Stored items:
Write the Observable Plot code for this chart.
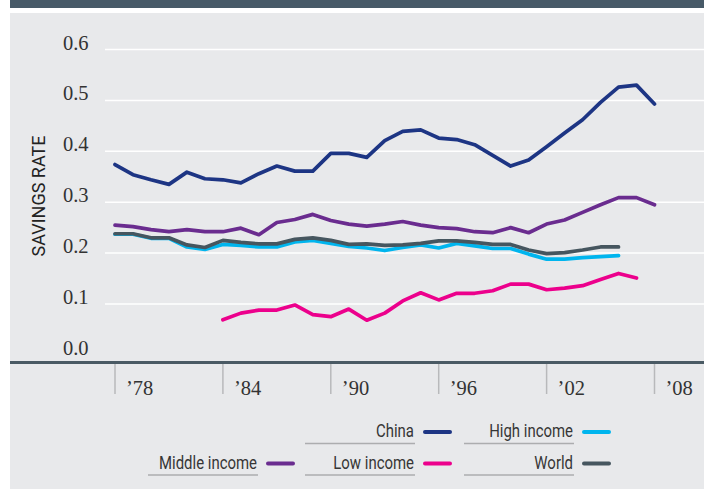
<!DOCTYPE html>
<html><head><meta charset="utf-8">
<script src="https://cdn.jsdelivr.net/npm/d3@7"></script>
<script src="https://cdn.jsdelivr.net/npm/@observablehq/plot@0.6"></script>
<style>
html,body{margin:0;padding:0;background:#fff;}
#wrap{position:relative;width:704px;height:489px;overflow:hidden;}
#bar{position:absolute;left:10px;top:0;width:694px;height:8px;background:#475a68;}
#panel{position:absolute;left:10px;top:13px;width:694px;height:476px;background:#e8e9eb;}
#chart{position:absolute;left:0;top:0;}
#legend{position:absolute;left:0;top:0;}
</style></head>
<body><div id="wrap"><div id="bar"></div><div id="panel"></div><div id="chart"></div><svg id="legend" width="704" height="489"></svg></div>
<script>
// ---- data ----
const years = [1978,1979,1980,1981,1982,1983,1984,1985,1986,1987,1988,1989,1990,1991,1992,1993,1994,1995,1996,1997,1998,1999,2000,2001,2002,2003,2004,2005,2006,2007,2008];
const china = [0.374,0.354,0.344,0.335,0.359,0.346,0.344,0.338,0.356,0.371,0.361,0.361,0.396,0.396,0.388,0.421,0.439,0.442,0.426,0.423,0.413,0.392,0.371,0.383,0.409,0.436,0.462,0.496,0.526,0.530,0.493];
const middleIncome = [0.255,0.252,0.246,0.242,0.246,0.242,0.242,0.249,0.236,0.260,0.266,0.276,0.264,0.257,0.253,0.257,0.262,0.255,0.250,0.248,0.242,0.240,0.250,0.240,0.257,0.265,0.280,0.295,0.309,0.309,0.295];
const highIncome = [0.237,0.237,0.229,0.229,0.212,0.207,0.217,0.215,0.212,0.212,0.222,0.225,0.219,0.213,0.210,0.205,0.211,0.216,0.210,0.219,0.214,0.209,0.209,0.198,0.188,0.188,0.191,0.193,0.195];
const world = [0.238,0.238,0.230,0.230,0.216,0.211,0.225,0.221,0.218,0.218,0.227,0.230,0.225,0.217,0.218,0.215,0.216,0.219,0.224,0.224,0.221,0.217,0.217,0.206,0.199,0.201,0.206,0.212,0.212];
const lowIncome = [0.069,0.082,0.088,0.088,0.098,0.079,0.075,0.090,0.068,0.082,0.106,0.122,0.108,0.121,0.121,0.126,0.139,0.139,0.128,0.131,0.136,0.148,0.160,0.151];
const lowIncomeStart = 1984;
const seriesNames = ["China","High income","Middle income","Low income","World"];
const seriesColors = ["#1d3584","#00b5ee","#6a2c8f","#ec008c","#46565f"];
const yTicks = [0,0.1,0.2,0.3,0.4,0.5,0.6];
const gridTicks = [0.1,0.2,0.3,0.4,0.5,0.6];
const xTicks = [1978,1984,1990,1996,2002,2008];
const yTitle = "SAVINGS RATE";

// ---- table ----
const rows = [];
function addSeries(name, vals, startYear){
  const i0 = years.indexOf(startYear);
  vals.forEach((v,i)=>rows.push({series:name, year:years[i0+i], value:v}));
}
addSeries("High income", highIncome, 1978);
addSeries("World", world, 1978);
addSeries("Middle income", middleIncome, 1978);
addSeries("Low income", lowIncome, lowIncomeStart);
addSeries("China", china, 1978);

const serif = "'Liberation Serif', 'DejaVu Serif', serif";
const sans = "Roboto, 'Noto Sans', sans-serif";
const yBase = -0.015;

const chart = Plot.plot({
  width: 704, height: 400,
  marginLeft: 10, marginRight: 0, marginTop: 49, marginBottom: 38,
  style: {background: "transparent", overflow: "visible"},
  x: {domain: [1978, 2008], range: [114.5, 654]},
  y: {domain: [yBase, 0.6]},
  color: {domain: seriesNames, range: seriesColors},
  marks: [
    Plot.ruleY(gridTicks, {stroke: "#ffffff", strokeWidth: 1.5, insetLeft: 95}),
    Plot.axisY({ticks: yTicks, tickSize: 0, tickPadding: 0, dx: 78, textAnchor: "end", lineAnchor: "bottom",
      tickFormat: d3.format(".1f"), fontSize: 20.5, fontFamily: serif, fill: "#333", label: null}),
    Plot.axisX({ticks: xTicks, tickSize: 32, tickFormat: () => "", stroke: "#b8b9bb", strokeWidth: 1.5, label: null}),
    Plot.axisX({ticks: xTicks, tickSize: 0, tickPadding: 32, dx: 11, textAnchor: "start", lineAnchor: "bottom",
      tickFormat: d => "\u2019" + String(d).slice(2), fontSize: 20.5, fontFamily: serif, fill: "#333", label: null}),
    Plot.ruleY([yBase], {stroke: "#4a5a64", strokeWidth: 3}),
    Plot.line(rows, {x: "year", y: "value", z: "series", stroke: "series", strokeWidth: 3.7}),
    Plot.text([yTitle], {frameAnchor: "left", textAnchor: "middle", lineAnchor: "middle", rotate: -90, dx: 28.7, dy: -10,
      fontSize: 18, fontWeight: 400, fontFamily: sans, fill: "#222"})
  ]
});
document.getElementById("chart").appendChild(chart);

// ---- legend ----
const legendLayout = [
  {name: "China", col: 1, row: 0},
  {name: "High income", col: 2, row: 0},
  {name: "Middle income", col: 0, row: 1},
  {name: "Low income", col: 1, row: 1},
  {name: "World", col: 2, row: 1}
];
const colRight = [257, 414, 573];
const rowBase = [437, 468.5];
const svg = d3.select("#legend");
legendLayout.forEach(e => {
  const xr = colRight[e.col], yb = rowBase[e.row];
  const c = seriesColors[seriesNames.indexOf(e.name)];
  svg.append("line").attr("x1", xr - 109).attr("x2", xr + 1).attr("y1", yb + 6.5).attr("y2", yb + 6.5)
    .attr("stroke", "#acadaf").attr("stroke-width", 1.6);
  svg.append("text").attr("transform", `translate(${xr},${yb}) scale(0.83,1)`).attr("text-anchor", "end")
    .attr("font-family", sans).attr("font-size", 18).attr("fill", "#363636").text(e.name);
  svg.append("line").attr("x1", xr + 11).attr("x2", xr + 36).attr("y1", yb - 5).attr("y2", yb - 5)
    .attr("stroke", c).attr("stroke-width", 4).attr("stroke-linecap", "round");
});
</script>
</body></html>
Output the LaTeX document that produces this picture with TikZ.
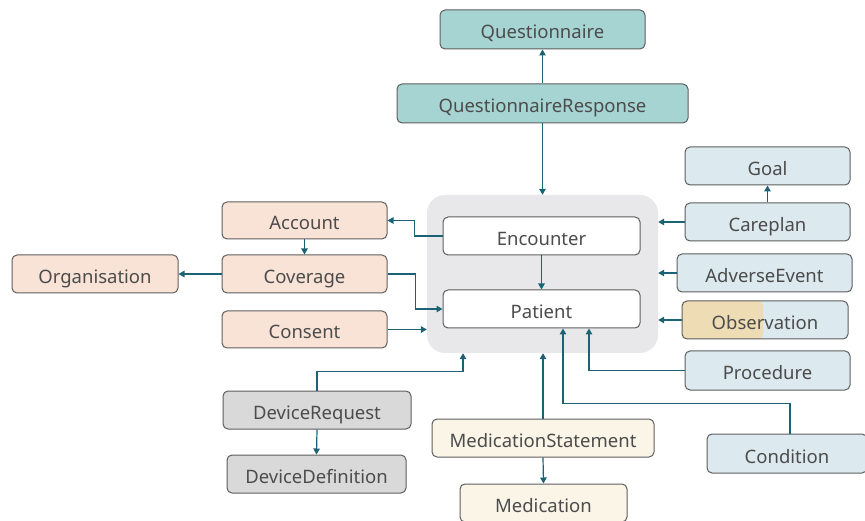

■ Given task:
Copy out every line that includes the word "document".

■ Task output:
document.getElementById("chart").appendChild(chart);
Output the LaTeX document that produces this picture with TikZ.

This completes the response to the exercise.